Data lines:
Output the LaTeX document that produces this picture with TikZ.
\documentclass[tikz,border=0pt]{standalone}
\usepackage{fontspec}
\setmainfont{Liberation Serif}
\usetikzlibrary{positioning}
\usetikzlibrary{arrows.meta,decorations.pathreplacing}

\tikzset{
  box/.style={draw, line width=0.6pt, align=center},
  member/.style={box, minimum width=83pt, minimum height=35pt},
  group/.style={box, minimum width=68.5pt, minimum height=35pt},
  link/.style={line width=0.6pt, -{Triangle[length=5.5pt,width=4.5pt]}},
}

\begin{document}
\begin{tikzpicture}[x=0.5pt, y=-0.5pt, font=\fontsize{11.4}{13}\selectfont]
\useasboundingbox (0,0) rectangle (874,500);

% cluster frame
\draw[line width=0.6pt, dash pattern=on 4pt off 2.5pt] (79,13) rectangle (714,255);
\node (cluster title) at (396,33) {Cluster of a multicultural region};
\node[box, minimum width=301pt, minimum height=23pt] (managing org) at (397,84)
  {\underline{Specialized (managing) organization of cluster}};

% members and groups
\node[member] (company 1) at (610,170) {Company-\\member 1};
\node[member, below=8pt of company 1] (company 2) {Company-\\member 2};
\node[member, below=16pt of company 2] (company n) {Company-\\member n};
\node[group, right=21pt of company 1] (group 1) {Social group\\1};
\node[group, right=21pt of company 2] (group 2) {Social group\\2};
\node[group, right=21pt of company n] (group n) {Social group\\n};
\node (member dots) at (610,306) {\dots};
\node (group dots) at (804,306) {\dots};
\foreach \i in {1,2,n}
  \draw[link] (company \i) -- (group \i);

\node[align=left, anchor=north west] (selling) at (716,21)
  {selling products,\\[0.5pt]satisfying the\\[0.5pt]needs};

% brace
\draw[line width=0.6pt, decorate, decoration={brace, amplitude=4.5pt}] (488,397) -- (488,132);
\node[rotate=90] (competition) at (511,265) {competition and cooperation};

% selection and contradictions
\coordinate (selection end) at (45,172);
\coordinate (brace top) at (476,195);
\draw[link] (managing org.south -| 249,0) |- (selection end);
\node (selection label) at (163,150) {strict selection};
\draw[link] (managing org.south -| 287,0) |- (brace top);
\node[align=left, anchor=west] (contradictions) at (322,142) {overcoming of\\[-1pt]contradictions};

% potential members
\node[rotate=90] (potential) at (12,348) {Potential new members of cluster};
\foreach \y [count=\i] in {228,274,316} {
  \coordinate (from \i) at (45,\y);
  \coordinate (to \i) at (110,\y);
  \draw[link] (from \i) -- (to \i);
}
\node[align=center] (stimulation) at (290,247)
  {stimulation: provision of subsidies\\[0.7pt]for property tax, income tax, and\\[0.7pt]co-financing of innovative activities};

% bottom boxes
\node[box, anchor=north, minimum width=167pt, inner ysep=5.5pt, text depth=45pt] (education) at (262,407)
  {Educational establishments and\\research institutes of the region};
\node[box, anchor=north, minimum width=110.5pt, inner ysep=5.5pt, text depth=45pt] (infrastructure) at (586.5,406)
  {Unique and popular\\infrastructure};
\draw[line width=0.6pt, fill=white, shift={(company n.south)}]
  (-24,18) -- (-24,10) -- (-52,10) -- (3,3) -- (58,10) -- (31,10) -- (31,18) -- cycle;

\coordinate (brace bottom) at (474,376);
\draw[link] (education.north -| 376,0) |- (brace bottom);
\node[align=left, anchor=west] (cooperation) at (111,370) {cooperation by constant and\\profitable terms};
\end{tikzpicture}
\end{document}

...

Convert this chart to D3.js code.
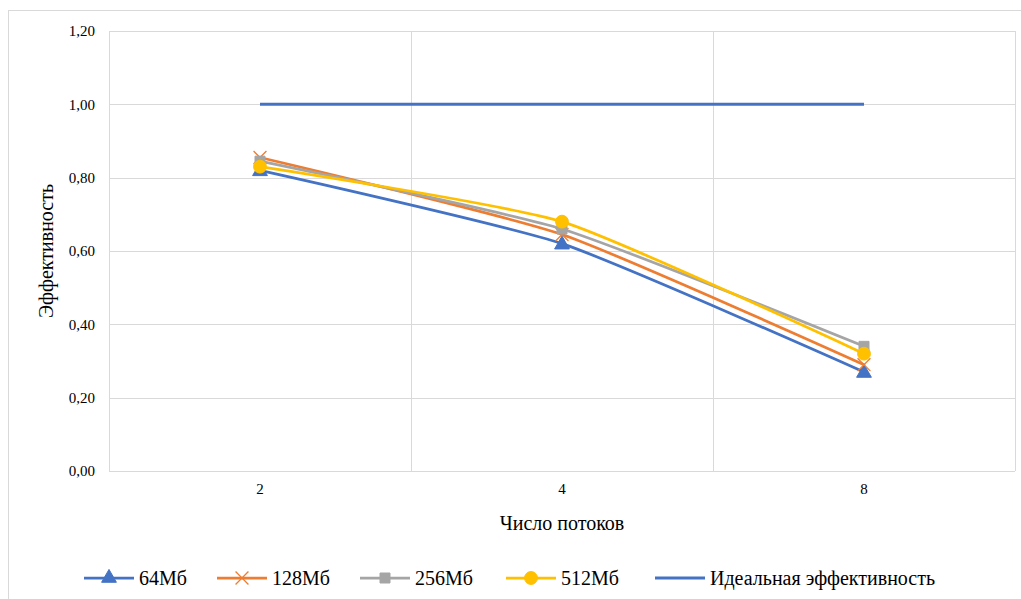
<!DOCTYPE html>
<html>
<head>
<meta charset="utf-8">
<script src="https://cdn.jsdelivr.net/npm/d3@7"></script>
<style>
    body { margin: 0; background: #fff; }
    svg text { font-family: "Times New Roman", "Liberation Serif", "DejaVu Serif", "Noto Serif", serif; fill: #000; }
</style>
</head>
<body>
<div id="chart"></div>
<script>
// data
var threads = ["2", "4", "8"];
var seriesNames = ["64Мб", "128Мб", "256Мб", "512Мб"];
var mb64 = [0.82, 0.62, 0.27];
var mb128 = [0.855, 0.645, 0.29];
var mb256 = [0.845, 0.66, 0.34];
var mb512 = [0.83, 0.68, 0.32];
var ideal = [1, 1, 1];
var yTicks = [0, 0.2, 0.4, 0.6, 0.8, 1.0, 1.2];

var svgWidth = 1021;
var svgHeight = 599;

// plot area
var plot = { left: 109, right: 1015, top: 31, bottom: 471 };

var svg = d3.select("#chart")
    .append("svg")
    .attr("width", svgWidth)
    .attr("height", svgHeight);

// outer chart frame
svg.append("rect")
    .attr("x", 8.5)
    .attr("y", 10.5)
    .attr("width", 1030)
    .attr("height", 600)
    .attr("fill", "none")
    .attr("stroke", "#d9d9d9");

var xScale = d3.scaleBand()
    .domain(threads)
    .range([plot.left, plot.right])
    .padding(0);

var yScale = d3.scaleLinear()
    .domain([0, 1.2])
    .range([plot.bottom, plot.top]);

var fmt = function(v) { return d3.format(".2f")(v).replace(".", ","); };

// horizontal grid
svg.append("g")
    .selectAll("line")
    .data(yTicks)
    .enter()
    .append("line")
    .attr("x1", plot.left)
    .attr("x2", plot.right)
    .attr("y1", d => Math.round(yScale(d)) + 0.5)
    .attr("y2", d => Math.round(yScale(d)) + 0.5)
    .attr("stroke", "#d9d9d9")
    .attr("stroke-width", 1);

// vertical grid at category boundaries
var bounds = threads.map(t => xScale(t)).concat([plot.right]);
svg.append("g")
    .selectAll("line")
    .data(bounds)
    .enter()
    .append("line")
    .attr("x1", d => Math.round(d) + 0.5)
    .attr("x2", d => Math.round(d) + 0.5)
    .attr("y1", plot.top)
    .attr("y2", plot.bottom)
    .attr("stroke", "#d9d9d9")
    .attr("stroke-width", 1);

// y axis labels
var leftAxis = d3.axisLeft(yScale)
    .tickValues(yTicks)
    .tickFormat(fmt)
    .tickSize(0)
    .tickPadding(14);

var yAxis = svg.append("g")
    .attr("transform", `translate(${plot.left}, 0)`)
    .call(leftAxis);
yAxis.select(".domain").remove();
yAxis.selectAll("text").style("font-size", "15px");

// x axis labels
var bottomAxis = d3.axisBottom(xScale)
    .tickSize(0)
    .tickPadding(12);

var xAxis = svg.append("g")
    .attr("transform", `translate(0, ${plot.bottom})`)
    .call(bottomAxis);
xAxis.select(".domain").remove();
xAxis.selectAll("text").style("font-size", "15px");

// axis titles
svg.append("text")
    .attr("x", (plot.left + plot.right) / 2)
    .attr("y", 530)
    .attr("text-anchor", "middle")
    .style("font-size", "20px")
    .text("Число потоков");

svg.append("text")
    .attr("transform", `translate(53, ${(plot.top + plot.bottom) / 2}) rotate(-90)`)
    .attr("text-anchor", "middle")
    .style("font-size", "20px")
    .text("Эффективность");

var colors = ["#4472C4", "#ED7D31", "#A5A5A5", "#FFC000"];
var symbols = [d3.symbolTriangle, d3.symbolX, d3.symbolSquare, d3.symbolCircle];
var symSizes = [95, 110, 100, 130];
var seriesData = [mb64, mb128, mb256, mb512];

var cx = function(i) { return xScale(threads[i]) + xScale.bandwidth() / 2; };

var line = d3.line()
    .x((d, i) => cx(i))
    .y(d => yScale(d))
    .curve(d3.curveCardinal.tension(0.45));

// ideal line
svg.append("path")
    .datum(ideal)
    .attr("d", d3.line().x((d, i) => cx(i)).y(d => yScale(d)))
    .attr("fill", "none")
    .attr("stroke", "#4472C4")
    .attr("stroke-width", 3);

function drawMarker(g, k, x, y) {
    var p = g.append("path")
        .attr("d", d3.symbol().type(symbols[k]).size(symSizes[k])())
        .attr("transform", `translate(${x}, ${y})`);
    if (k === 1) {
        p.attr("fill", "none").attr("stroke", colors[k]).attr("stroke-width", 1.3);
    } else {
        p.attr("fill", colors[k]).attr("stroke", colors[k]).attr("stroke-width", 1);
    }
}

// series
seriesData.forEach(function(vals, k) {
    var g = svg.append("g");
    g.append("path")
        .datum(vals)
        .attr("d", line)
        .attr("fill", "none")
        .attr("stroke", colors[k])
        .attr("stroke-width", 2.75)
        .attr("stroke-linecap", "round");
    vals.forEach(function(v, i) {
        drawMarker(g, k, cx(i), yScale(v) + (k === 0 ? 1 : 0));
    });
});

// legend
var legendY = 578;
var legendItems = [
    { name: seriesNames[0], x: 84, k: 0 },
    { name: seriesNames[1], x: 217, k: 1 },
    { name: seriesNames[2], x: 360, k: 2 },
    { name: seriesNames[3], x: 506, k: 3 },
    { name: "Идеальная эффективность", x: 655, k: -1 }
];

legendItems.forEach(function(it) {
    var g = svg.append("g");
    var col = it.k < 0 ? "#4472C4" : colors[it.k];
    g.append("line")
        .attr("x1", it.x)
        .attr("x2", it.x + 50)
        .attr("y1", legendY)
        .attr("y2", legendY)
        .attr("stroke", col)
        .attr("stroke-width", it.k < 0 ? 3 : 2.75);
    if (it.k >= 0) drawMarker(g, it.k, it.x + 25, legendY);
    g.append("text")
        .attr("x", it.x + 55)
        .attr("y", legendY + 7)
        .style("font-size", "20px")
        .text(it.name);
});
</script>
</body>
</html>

What the task asks: Exactly and only the lines from the line with "Output the LaTeX" to the line with "(managing) organization of", both included, are to be printed.

Result for this exercise:
Output the LaTeX document that produces this picture with TikZ.
\documentclass[tikz,border=0pt]{standalone}
\usepackage{fontspec}
\setmainfont{Liberation Serif}
\usetikzlibrary{positioning}
\usetikzlibrary{arrows.meta,decorations.pathreplacing}

\tikzset{
  box/.style={draw, line width=0.6pt, align=center},
  member/.style={box, minimum width=83pt, minimum height=35pt},
  group/.style={box, minimum width=68.5pt, minimum height=35pt},
  link/.style={line width=0.6pt, -{Triangle[length=5.5pt,width=4.5pt]}},
}

\begin{document}
\begin{tikzpicture}[x=0.5pt, y=-0.5pt, font=\fontsize{11.4}{13}\selectfont]
\useasboundingbox (0,0) rectangle (874,500);

% cluster frame
\draw[line width=0.6pt, dash pattern=on 4pt off 2.5pt] (79,13) rectangle (714,255);
\node (cluster title) at (396,33) {Cluster of a multicultural region};
\node[box, minimum width=301pt, minimum height=23pt] (managing org) at (397,84)
  {\underline{Specialized (managing) organization of cluster}};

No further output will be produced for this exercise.